News
Martelly proposes to rebuild Haiti Army
The plan also calls for creation of a “national intelligence service,” a special unit to deal with terrorism threats, criminal syndicates and illegal trafficking networks. It would also monitor “extremist organizations and movements intended to spread anarchy.”
A U.S. Embassy spokesman, Jon Piechowski, said by email that Haitian government officials had recently met with embassy personnel to discuss the plan.
“We are reviewing the information they have shared in support of their vision,” Piechowski said.
A human rights lawyer criticized the idea, noting that the military has long been used in Haiti as a tool to quash democratic movements.
“The problems raised in the proposal are real, but there is little basis for believing that the army would be an effective solution,” said attorney Brian Concannon, director and founder of the Institute for Justice and Democracy in Haiti.
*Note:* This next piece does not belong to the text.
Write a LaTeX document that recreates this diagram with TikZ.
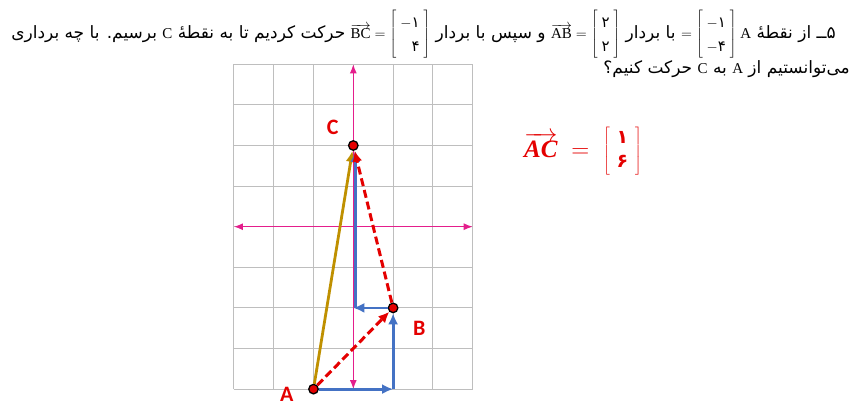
\documentclass[tikz,border=0pt]{standalone}
\usepackage{fontspec}
\setmainfont{Liberation Serif}
\newfontfamily\farsi[Script=Arabic]{DejaVu Sans}
\newfontfamily\calib{Carlito}
\TeXXeTstate=1
\usetikzlibrary{arrows.meta}

\definecolor{gridgray}{RGB}{190,190,190}
\definecolor{axispink}{RGB}{228,30,140}
\definecolor{vecblue}{RGB}{68,114,196}
\definecolor{vecgold}{RGB}{191,144,0}
\definecolor{vecred}{RGB}{228,0,0}

\newcommand{\fa}[1]{\mbox{\farsi #1}}
\newcommand{\en}[1]{\hbox{\rmfamily\fontsize{15}{18}\selectfont #1}}
\newcommand{\colvec}[2]{\def\arraystretch{1.35}\left[\begin{array}{@{\;}r@{\;}}#1\\#2\end{array}\right]}
\newcommand{\fab}[1]{\mbox{\farsi\bfseries\fontsize{19}{22}\selectfont #1}}
\newcommand{\acvec}{$\overrightarrow{\mbox{\bfseries\itshape AC}}\;=\;\def\arraystretch{0.8}\left[\begin{array}{@{\;}c@{\;}}\fab{۱}\\\fab{۶}\end{array}\right]$}

\tikzset{
  axisline/.style={axispink,line width=1.2pt,{Latex[length=9pt,width=7pt]}-{Latex[length=9pt,width=7pt]}},
  bluevec/.style={vecblue,line width=2.8pt,-{Latex[length=11pt,width=10pt]}},
  goldvec/.style={vecgold,line width=2.8pt,-{Latex[length=11pt,width=10pt]}},
  redvec/.style={vecred,line width=3pt,dash pattern=on 8pt off 4pt,-{Latex[length=11pt,width=10pt]}},
  ptdot/.style={circle,draw=black,fill=vecred,line width=1.3pt,inner sep=0pt,minimum size=9.5pt},
  lbl/.style={text=vecred,font=\calib\bfseries\fontsize{22}{22}\selectfont},
  txt/.style={font=\fontsize{17}{20}\selectfont,inner sep=0pt}
}

\begin{document}
\begin{tikzpicture}[x=1pt,y=-1pt]
\useasboundingbox (0,0) rectangle (861,413);

\begin{scope}[shift={(353.3,226.7)},x=39.8pt,y=40.6pt]
  \draw[gridgray,line width=1pt,step=1] (-3,-4) grid (3,4);
  \draw[axisline] (-3,0) -- (3,0);
  \draw[axisline] (0,-4) -- (0,4);
  \node[ptdot] (A) at (-1,-4) {};
  \node[ptdot] (B) at (1,-2) {};
  \node[ptdot] (C) at (0,2) {};
  \coordinate (A1) at (1,-4);
  \coordinate (B1) at (0,-2);
  \draw[goldvec] (A) -- (C);
  \draw[bluevec] (A) -- (A1);
  \draw[bluevec] (A1) -- (B);
  \draw[bluevec] (B) -- (B1);
  \draw[bluevec] ([xshift=2pt]B1) -- ([xshift=2pt]C.south);
  \draw[redvec] (A) -- (B);
  \draw[redvec] (B) -- (C);
  \node[lbl] (la) at (-1.67,-4.12) {A};
  \node[lbl] (lb) at (1.66,-2.5) {B};
  \node[lbl] (lc) at (-0.52,2.45) {C};
\end{scope}

\node[font=\fontsize{25}{30}\selectfont,text=vecred] (eqac) at (583,151) {\acvec};

\node[txt,anchor=base east] (line2) at (850,73) {\farsi\beginR می‌توانستیم از \en{A} به \en{C} حرکت کنیم؟\endR};
\node[txt,anchor=base east] (line1) at (836,38) {\farsi\beginR ۵ــ از نقطهٔ \en{A $=\colvec{-\fa{۱}}{-\fa{۴}}$} با بردار \en{$\overrightarrow{\mbox{AB}}=\colvec{\fa{۲}}{\fa{۲}}$} و سپس با بردار \en{$\overrightarrow{\mbox{BC}}=\colvec{-\fa{۱}}{\fa{۴}}$} حرکت کردیم تا به نقطهٔ \en{C} برسیم. با چه برداری\endR};
\end{tikzpicture}
\end{document}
“The army did not successfully defend the borders against foreign attacks, and the other listed functions: development, disaster response and policing are done more cheaply and efficiently by civilian entities. What the army has done well throughout its history is attack unarmed civilians and stunt democracy.”
Haiti-born political observer Jocelyn McCalla said the country would be better served by creating a job program that focuses on young people.
“An army is the last thing that Haiti needs at this point,” McCalla wrote in an email.
Martelly’s push to bring back the army stems in part from uneasy relations between United Nations troops and many Haitians, who view the peacekeepers as an occupation force and an affront to national sovereignty.
Such opposition has been stoked by evidence suggesting that U.N. peacekeepers from Nepal accidentally started a cholera outbreak that has killed more than 6,200 people and by a recent video allegedly showing U.N. soldiers from Uruguay sexually abusing a Haitian youth.
Despite the outcry, Martelly has said he would seek to renew the U.N. force’s mandate for another year. On Friday, he said at the U.N. General Assembly that the force has committed “unacceptable errors” in Haiti but it should stay to help rebuild the country after last year’s devastating earthquake.